From the first line of the data below through the line bearing "from matplotlib.ticker import MultipleLocator", reproduce each line exactly; do not include pictures.

******************************

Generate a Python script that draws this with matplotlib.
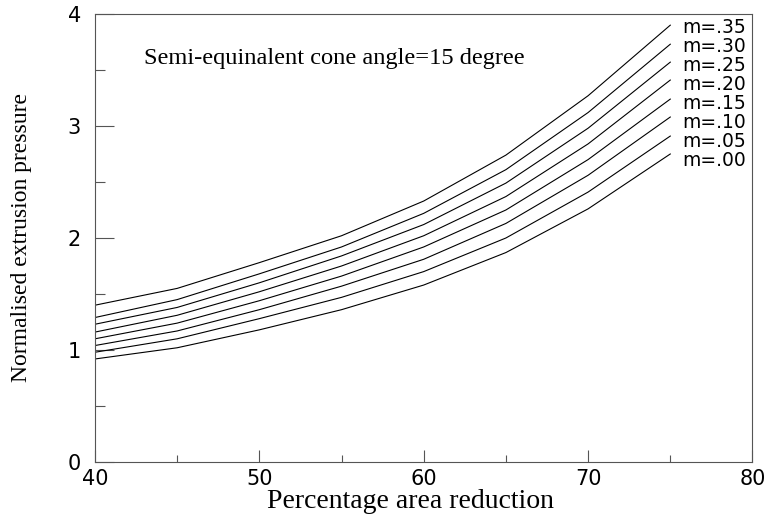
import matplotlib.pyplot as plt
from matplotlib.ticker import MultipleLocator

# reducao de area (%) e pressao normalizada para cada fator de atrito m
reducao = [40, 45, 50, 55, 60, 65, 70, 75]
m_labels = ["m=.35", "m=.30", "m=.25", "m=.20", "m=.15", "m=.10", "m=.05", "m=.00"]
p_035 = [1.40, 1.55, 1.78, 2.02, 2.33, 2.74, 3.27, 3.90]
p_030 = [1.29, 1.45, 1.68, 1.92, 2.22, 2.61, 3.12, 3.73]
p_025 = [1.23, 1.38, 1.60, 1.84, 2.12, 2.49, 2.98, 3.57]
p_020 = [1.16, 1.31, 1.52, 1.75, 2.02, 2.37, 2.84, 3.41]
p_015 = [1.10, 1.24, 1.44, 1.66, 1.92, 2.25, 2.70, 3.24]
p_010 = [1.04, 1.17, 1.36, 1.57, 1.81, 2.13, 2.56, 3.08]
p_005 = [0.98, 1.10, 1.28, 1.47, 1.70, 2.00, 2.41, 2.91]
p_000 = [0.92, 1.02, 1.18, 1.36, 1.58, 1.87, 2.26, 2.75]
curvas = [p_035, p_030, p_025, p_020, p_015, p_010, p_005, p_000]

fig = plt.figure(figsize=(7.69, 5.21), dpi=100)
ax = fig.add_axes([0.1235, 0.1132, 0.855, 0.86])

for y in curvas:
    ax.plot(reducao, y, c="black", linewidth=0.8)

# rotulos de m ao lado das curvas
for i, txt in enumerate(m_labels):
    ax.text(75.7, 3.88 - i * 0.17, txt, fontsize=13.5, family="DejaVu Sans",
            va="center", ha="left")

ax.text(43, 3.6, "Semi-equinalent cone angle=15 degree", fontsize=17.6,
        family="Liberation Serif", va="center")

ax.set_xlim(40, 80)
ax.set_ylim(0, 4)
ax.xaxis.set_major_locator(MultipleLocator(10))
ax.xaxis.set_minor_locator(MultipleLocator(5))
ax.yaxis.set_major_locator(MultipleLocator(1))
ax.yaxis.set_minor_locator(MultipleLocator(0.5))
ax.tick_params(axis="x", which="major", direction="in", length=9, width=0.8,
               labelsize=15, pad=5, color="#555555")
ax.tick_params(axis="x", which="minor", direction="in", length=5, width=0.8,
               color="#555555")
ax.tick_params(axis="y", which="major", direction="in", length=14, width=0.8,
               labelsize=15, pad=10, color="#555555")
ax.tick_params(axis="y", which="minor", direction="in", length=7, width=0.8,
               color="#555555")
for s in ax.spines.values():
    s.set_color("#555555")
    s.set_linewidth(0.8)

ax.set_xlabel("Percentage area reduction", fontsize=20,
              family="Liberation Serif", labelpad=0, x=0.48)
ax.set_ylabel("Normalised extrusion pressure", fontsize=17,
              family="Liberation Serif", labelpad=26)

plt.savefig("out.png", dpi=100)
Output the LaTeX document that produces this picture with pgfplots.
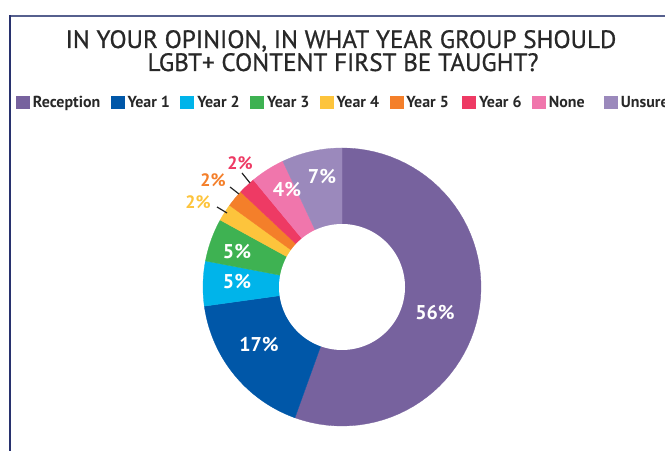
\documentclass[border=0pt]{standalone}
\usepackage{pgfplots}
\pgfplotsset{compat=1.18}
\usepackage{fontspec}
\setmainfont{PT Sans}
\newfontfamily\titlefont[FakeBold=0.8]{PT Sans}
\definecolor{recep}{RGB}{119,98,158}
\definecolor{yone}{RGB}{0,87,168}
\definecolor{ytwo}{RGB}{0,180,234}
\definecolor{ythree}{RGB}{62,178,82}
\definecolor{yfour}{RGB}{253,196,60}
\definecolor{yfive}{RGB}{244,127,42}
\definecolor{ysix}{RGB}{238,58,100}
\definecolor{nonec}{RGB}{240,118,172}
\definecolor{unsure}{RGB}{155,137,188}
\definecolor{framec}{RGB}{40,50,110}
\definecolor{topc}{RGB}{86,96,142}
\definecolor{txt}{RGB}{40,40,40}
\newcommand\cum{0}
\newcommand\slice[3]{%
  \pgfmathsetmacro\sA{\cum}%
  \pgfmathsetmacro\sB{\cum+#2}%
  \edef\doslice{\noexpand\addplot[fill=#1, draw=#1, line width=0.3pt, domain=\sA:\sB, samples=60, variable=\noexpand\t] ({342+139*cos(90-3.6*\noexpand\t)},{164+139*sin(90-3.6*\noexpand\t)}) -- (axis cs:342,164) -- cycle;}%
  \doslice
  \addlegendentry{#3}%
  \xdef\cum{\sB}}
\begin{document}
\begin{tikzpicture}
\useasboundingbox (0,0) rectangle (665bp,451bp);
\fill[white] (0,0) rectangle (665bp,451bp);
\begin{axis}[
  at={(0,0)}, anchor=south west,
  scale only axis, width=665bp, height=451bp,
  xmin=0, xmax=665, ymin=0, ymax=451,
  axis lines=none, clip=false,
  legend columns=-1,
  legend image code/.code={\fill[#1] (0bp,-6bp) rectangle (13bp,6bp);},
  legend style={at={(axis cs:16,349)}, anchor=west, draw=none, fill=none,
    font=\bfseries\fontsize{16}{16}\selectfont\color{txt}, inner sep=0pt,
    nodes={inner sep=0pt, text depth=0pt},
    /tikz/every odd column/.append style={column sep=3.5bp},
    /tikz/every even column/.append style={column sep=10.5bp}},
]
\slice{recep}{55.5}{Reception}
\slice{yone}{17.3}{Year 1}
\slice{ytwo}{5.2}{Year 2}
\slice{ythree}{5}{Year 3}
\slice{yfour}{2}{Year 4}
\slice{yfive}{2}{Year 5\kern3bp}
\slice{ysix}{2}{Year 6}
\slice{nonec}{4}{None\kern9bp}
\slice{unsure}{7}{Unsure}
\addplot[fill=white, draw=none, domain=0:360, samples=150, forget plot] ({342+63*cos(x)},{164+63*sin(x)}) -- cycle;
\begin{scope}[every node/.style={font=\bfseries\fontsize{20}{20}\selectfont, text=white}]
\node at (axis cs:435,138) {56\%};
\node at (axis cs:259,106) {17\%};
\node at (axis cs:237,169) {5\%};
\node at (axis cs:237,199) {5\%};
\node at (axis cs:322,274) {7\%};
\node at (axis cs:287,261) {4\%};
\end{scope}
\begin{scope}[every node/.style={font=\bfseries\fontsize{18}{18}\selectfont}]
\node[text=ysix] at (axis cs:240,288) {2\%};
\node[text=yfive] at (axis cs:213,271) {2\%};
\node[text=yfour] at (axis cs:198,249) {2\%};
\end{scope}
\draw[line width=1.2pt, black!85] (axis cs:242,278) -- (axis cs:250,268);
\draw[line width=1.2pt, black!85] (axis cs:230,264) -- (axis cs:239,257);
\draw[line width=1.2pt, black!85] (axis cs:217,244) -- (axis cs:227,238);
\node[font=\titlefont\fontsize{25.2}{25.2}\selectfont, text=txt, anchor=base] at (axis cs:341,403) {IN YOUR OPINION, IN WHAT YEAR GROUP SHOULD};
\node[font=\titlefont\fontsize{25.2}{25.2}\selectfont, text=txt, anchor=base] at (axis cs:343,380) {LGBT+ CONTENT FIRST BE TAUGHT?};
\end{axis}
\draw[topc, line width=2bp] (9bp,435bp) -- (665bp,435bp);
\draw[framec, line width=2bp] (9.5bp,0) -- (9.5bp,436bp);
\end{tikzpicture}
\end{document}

******************************

§ **Solution to this exercise**
Generate a Python script that draws this with matplotlib.
import matplotlib.pyplot as plt
from matplotlib.ticker import MultipleLocator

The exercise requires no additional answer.